Remen Okoruwa didn’t grow up in property tech. He walked into it sideways, after stints in consulting, private equity, and a detour through HubSpot. But that winding path led him to a massive, underappreciated truth in multifamily: no matter how compelling your product is, if you don’t integrate with the big players—Yardi, RealPage, Entrata—you’re not in the game. That bottleneck was the seed for Perpexo, a unified integration layer that’s quietly becoming the backbone of innovation in real estate software.

“You can’t even get in the door unless a customer agrees to vouch for you. And you have to pay to pitch.” – Remen Okoruwa

The complication? Integrations aren’t just technical, they’re political and financial. Remen broke it down like a bootcamp: before any startup can integrate, they need a client to vouch for them, a fee to pay, and months of patience for API approval. It’s pay-to-play before you even get to sell. I saw it too: this isn’t just plumbing, it’s a go-to-market strategy by default. If you can only afford one PMS integration, you’re limiting your total addressable market based on your wallet. That isn’t innovation, it’s inertia.
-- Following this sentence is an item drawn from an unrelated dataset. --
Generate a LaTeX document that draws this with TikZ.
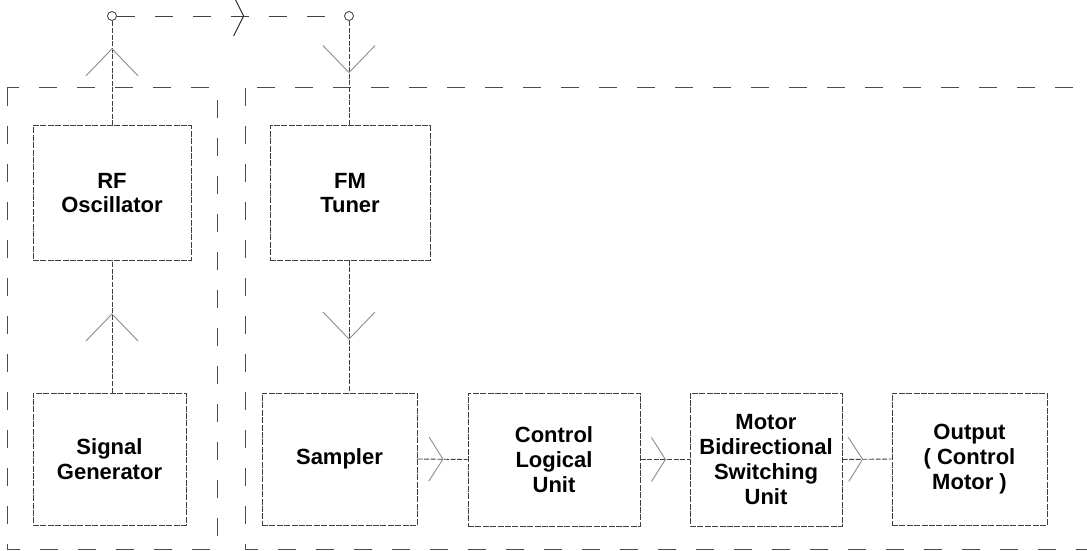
\documentclass[tikz,border=0pt]{standalone}
\usepackage{fontspec}
\setmainfont{Liberation Sans}
\usetikzlibrary{arrows.meta,decorations.markings,calc}
\begin{document}
\begin{tikzpicture}[x=0.5pt,y=-0.5pt,
 blk/.style={draw=black!75, line width=0.5pt, dash pattern=on 3pt off 0.7pt, rectangle, inner sep=0pt, align=center, font=\fontsize{11}{12.4}\selectfont\bfseries},
 encl/.style={draw=black!70, line width=0.5pt, dash pattern=on 9pt off 10pt},
 conn/.style={draw=black!75, line width=0.45pt, dash pattern=on 2.5pt off 0.8pt},
 ant/.style={circle, draw=black!70, line width=0.45pt, minimum size=4.5pt, inner sep=0pt},
 midv/.style={postaction={decorate}, decoration={markings, mark=at position #1 with {\arrow[black!45, line width=0.45pt]{Straight Barb[length=13.5pt,width=26pt]}}}},
 midh/.style={postaction={decorate}, decoration={markings, mark=at position #1 with {\arrow[black!45, line width=0.45pt]{Straight Barb[length=7pt,width=22pt]}}}},
 midt/.style={postaction={decorate}, decoration={markings, mark=at position #1 with {\arrow[black!80, line width=0.45pt]{Straight Barb[length=5pt,width=20pt]}}}}
]
\useasboundingbox (0,0) rectangle (1087,551);
\clip (0,0) rectangle (1087,551);
% enclosures
\draw[encl] (7,88) rectangle (217,549);
\draw[encl] (245,88) rectangle (1110,549);
% blocks
\node[blk, minimum width=79pt, minimum height=67pt] (rf) at (112,193) {RF\\Oscillator};
\node[blk, minimum width=80pt, minimum height=67pt] (fm) at (350,193) {FM\\Tuner};
\node[blk, minimum width=76.5pt, minimum height=66pt] (sg) at (109.5,459) {Signal\\Generator};
\node[blk, minimum width=77.5pt, minimum height=66pt] (sa) at (339.5,459) {Sampler};
\node[blk, minimum width=86pt, minimum height=66.5pt] (cl) at (554,459.5) {Control\\Logical\\Unit};
\node[blk, minimum width=76pt, minimum height=66.5pt] (mb) at (766,459.5) {Motor\\Bidirectional\\Switching\\Unit};
\node[blk, minimum width=77.5pt, minimum height=66pt] (out) at (969.5,459) {Output\\( Control\\Motor )};
% antennas
\node[ant] (a1) at (112,16) {};
\node[ant] (a2) at (349,16) {};
% connectors
\draw[conn, dash pattern=on 9pt off 10pt, midt=0.56] (a1.east) -- (a2.west);
\draw[conn, midv=0.74] (rf.north) -- (a1.south);
\draw[conn, midv=0.5] (a2.south) -- (a2.south |- fm.north);
\draw[conn, midv=0.6] (sg.north -| rf.south) -- (rf.south);
\draw[conn, midv=0.6] (fm.south -| a2.south) -- (a2.south |- sa.north);
\draw[conn, midh=0.52] (sa.east) -- (cl.west);
\draw[conn, midh=0.52] (cl.east) -- (mb.west);
\draw[conn, midh=0.42] (mb.east) -- (out.west);
\end{tikzpicture}
\end{document}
“Property managers are voting with their feet when a PMS won’t integrate with the tech they love.” – Remen Okoruwa

That was the turning point for me. I’ve long heard the complaint that property management is stuck in the past. But Remen showed me why: the people who control the pipes are holding back the water. Innovation gets choked not because there’s no good tech, but because the integrations are gated, expensive, and outdated. And when the pipes clog, users suffer. When I hear PMs say, “That integration doesn’t really work,” I now understand: it’s not the proptech’s fault, it’s the pipeline’s. And platforms like Perpexo are trying to fix that.

“If your API goes down, every one of your customers suffers. That’s your job now, to manage their risk too.” – Remen Okoruwa

I had never really considered how much overhead we carry by owning our integrations. When Remen described how Perpexo automatically retries failed pushes and visualizes what broke where I realized we were operating on borrowed duct tape. Our dev teams juggle point-to-point integrations, and every change forces QA across every system. Perpexo abstracts that pain away. And maybe more importantly, it eliminates that quiet fear we all have: what happens when something breaks and we don’t know it did?

“You’ve got to be T-shaped. Deep in one skill, but broad enough to speak the language of everyone you work with.” – Remen Okoruwa

Remen’s career is what happens when you move through the org chart, not just up it. He’s been in strategy, product, and sales which it shows. His perspective is rooted in empathy, and that made me rethink how I approach sales conversations. It’s not enough to be right. You have to understand what the other side fears, what they control, and what would get them fired. A head of integrations might block your deal not because of logic, but because you threaten their relevance. And the only way to navigate that is curiosity.

So what did I learn from this?

  • If you’re selling into multifamily, your product’s success might hinge on whether you can afford an integration, not just build one.
  • The true competition isn’t another startup, it’s the system of fees, QA gates and outdated permissioning at the PMS layer.
  • Middleware isn’t a nice-to-have. For many of us, it’s how we get our product in front of users before our runway runs out.
  • Every integration comes with management overhead. If you’re not paying someone like Perpexo, you’re paying with developer time, support costs, and opportunity loss.
  • And finally: gatekeepers don’t just keep competitors out. They also keep the future out.

In an industry with rigid gates, the first “Hell Yes!” you get might not be from a buyer but from the system that lets you reach one.